My photo below is an Arizona landscape just before sunset. It shows just how limiting photographs can be. The actual scene had very chromatic, yet delicate pinks and oranges in the sky and gorgeous warm and cool colors in the foreground brush. There were wonderful neutral grays setting off the colorful shadows. All of which are missing from the photo. On location I make notes about these subtle, yet wonderful colors. A color sketch is the ideal choice for information.

To start this painting, I organized my thoughts by doing a small sketch and then roughed in the shapes and designs. This established the composition that I wanted. I moved the cactus and mountains around a bit to make it a better composition. Don’t be a slave to the photo’s design – crop and re-design however you want.

I began adding in the darks of the trees because they will act as anchors in the painting. Sap Green oil paint and touch of Alizarin Crimson worked nicely for the darks. The lighter side of the tree, which was also part of the dark shape, was Sap Green and Quinacridone Gold.

Next came the blocking in of the big dark shapes. Because I paint direct (color next to color), I do not paint the sky behind the tree and then add the tree over the sky. They must be separate shapes with hard and soft edges between.

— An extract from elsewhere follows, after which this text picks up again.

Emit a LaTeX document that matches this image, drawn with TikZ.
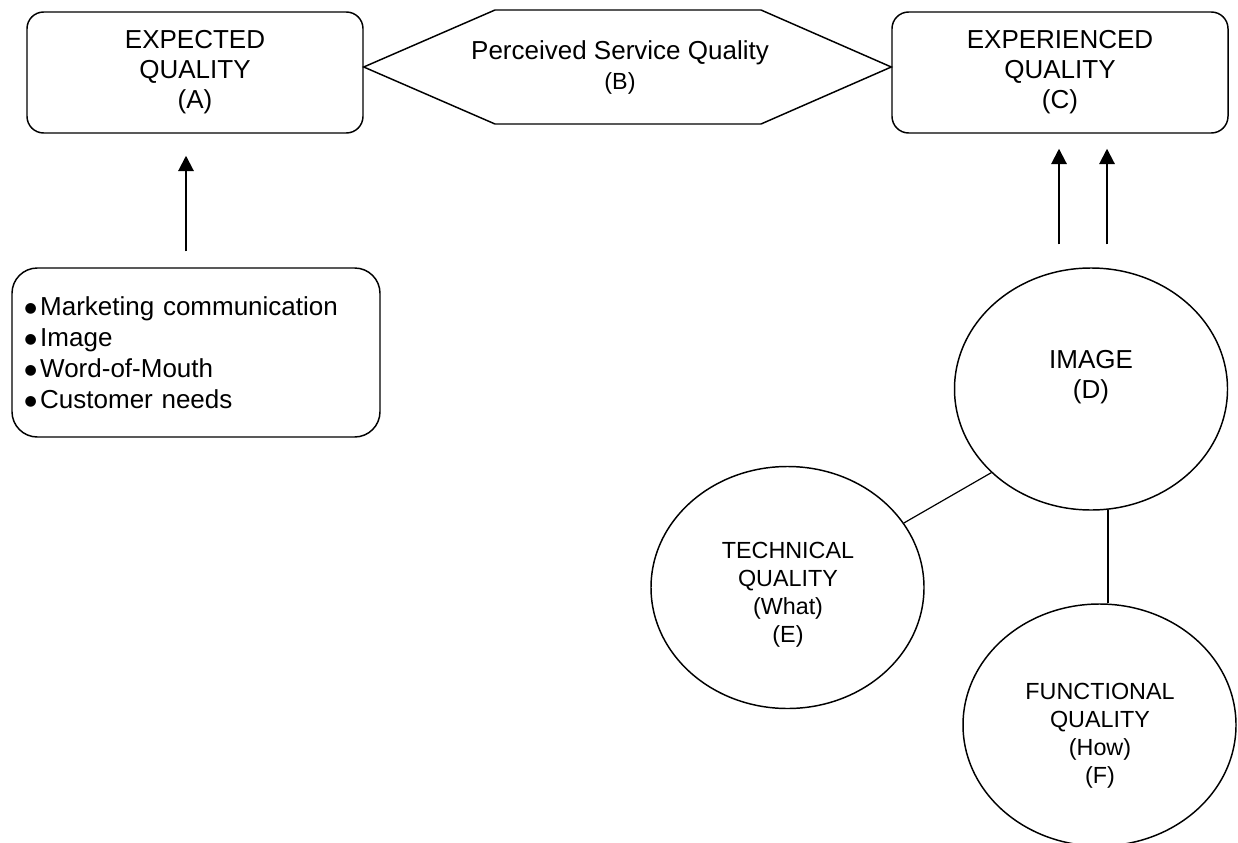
\documentclass[tikz,border=0pt]{standalone}
\usepackage{fontspec}
\setmainfont{Liberation Sans}
\newfontfamily\dejavu{DejaVu Sans}
\newcommand{\bulmark}{{\dejavu\fontsize{10.5}{10.5}\selectfont\raisebox{0.18em}{●}}\hspace{2.5pt}}
\usetikzlibrary{arrows.meta,shapes.geometric,calc}
\begin{document}
\begin{tikzpicture}[x=0.75pt,y=-0.75pt,
  qbox/.style={draw,line width=1.1pt,rounded corners=12.5pt,minimum width=252pt,minimum height=90.75pt,inner sep=0pt,align=center,font=\fontsize{19.5}{22.5}\selectfont},
  listbox/.style={draw,line width=1.1pt,rounded corners=19pt,minimum width=276pt,minimum height=126.75pt,text width=257pt,inner xsep=9.5pt,inner ysep=0pt,align=left,font=\fontsize{19.5}{23.25}\selectfont},
  oval/.style={draw,ellipse,line width=1.1pt,minimum width=204.75pt,minimum height=181.5pt,inner sep=0pt},
  bigtxt/.style={inner sep=0pt,align=center,font=\fontsize{19.5}{22.5}\selectfont},
  smalltxt/.style={inner sep=0pt,align=center,font=\fontsize{17.5}{21}\selectfont},
  hexa/.style={line width=1.1pt},
  link/.style={line width=0.9pt},
  arr/.style={line width=1.5pt,-{Triangle[width=11.5pt,length=11.5pt]}}
]
\useasboundingbox (0,0) rectangle (1238,842);

% top row
\node[qbox] (A) at (195,72.5) {EXPECTED\\QUALITY\\(A)};
\node[qbox] (C) at (1060,72.5) {EXPERIENCED\\QUALITY\\(C)};
\node[bigtxt] (B) at (620,67) {Perceived Service Quality\\{\fontsize{17.5}{22.5}\selectfont (B)}};
\draw[hexa] (A.east |- B.center) -- (495,10) -- (761,10) -- (C.west |- B.center)
  -- (761,124) -- (495,124) -- cycle;

% list box
\node[listbox] (L) at (196,352.5) {\bulmark Marketing communication\\
\bulmark Image\\
\bulmark Word-of-Mouth\\
\bulmark Customer needs};

% ellipses
\node[oval] (D) at (1091,389) {};
\node[bigtxt] (Dt) at (1091,377) {IMAGE\\(D)};
\node[oval] (E) at (787.5,587.5) {};
\node[smalltxt] (Et) at (788,595) {TECHNICAL\\QUALITY\\(What)\\(E)};
\node[oval] (F) at (1099.5,725) {};
\node[smalltxt] (Ft) at (1100,736) {FUNCTIONAL\\QUALITY\\(How)\\(F)};

% connectors
\draw[arr,shorten <=12pt,shorten >=16.5pt] ($(L.north)+(-10,0)$) -- ($(A.south)+(-9,0)$);
\draw[arr,shorten <=17.25pt,shorten >=11.25pt] ($(D.north)+(-32,0)$) -- ($(C.south)+(-1,0)$);
\draw[arr,shorten <=17.25pt,shorten >=11.25pt] ($(D.north)+(16,0)$) -- ($(C.south)+(47,0)$);
\draw[link] (D.220) -- (E.29);
\draw[link] (D.-82.5) -- (D.-82.5 |- F.north);
\end{tikzpicture}
\end{document}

My palette includes DANIEL SMITH Lemon Yellow, Cadmium Yellow, Pyrrol Scarlet, Alizarin Crimson, Quinacridone Rose, Quinacridone Gold, Quinacridone Burnt Orange, Ultramarine Blue Deep, Viridian and Titanium White. I like to keep my palette limited to ten colors.

Blocking in the ground of the foreground needed careful thought about the values. The ground was a very light earth tone, but it was the lightest dark. The earth value needed to stay down on the scale to read correctly. For the distant mountains to recede, there needed to be another value jump – they needed to be more of the sky family than the earth family. The darks of the clouds were another value jump as well. They are still lighter than any value in the earth. Many beginners make the belly of the clouds much too dark.

Blocking in the painting, I covered the whole canvas before switching to a smaller brush. Only after I was satisfied that the values and color were in the right place, did I put in the detail. This was like putting the icing on the cake.

The painting was meant to convey that wonderful last light of the day. Shadow colors became muted, but they still kept their richness with a value range that lets you tell a cactus from a mesquite. A good exercise to train your eye is to take a photograph at sunset.

Return with the photo at the same time and notice how intense the colors of the real landscape are. Try and mix in your mind the wonderful grays that hold the scene together. Shadows are the building blocks of a painting. Make them rich!